Adamant: Hardest metal
Sunday, March 2, 2003

Feature: Rio battles gangs for Carnival

www.upi.com By Bradley Brooks UPI Business Correspondent From the Business & Economics Desk Published 2/28/2003 4:09 PM

RIO DE JANEIRO, Brazil, Feb. 28 (UPI) -- Drug gangs have incinerated 55 city buses since Monday, detonated a small bomb on the famed Ipanema beach, strafed businesses with bullets, and generally terrorized this city in the days just before Carnival.

One might expect this to have a devastating effect on this city's ability to bring in the 500,000 tourists it is hoping to attract to the everything-goes festival for which it is best known.

But despite making international headlines for what amounts to a full-scale war between the drug gangs and police, Carnival 2003 looks like it will be as packed as ever, with no hotel vacancies in sight.

"We've always had violence and we've always had Carnival, and it hasn't stopped tourists before," said Margareth Belsito, who runs a tourism agency in Copacabana and oversees the rental of 98 apartments -- all booked this year.

"We were more worried about what a war with Iraq would do to tourism."

Despite the confidence that the show will go on, Brazil's federal government sent 3,000 army and navy troops to patrol the streets of Rio de Janeiro, which they began doing at mid-day Friday.

The troops will remain in the city until at least Wednesday, once Carnival is complete.

The citizens of Rio de Janeiro "cannot remain hostages of organized crime," President Luiz Inacio Lula da Silva said Thursday in announcing that he was sending in the troops.

About 10 people have been killed in the shootouts between the gangs and police this week. The drug gangs often force businesses in the city to shut down for the day, as a show of force to the government.

Businesses that don't comply with the order are at times riddled with bullets, as a few supermarkets have been this week.

Belsito pointed out that historically the drug gangs, which control the favelas -- or, slums -- in this city of six million have allowed Carnival to proceed without interruption.

In fact, the drug lords have been known to be quite benevolent when it comes to financially supporting the various samba schools, whose garrulous costumes and floats are the highlight of the events.

But, many fear, this year may be different.

The recent violence in Rio has largely been sparked by the decision to transfer the city's most notorious drug lord from a prison in Rio de Janeiro to one in neighboring Sao Paulo state, where he cannot communicate with his lieutenants.

Luiz Fernando da Costa, the leader of the Red Command gang who is better known as Fernandinho Beira-Mar, or Seaside Freddie, was moved because officials had gotten word that he was set to order a series of attacks to be carried out during Carnival.

"We're going to take all these traffickers out of Rio, those who have participated in this wave of attacks," Josias Quintal, secretary of public security for Rio de Janeiro, said of the incarcerated drug lords. "We're going to send them far away."
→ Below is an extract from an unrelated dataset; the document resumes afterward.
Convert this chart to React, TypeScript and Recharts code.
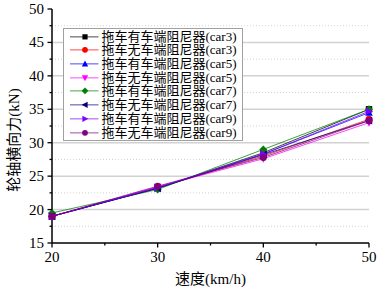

For their part, business leaders in Rio de Janeiro -- who lost about $15 million in commerce this past Monday when they were forced to shut their doors by the traffickers -- want to see the police occupy the slums where the drug gangs are based.

Leaders of the biggest business groups are also planning to unveil in the week following Carnival a plan that combines police action with social advances for the slums, all in the hopes of diminishing the pull the drug gangs have in employing impoverished youth.

Bill Hinchberger, the editor of BrazilMax, a Web site aimed at the gringo audience in Brazil, said he hadn't heard of anyone not coming to Carnival because of the violence.

"People abroad are following this, especially since the violence is happing on the eve of Carnival," he said.

Which is, most likely, the reason it is having little effect on the crescendo of Rio's tourism season, he said.

"Once somebody has bought their ticket -- the cheapest is $700 -- they've made hotel reservations, they've bought a ticket to the parade, they've invested a lot of money in this already," Hinchberger said.

"To go and cancel the thing is going to be a big decision for them. I'm sure there are cases of people doing that. But I don't think there is a rush to cancel trips."

Rio de Janeiro's state-run tourism office, Riotur -- which, certainly, has every reason to paint the best picture it can of Carnival -- said everything is going as planned for the event.

"There are very few hotel vacancies, Rio is full," said a representative with the state-run travel agency Riotur who asked that her name not be used. "Tourists aren't us anything about the violence, they only ask about Carnival."

Josephine Smith, a 21-year-old tourist from Sweden who spent the previous six months in Bolivia, said she was concerned about the violence.

"For the first time in my life, I've decided to take an organized tour," she said. "I know a lot of people in Sweden who are going to Asia rather than South America, as it's too dangerous."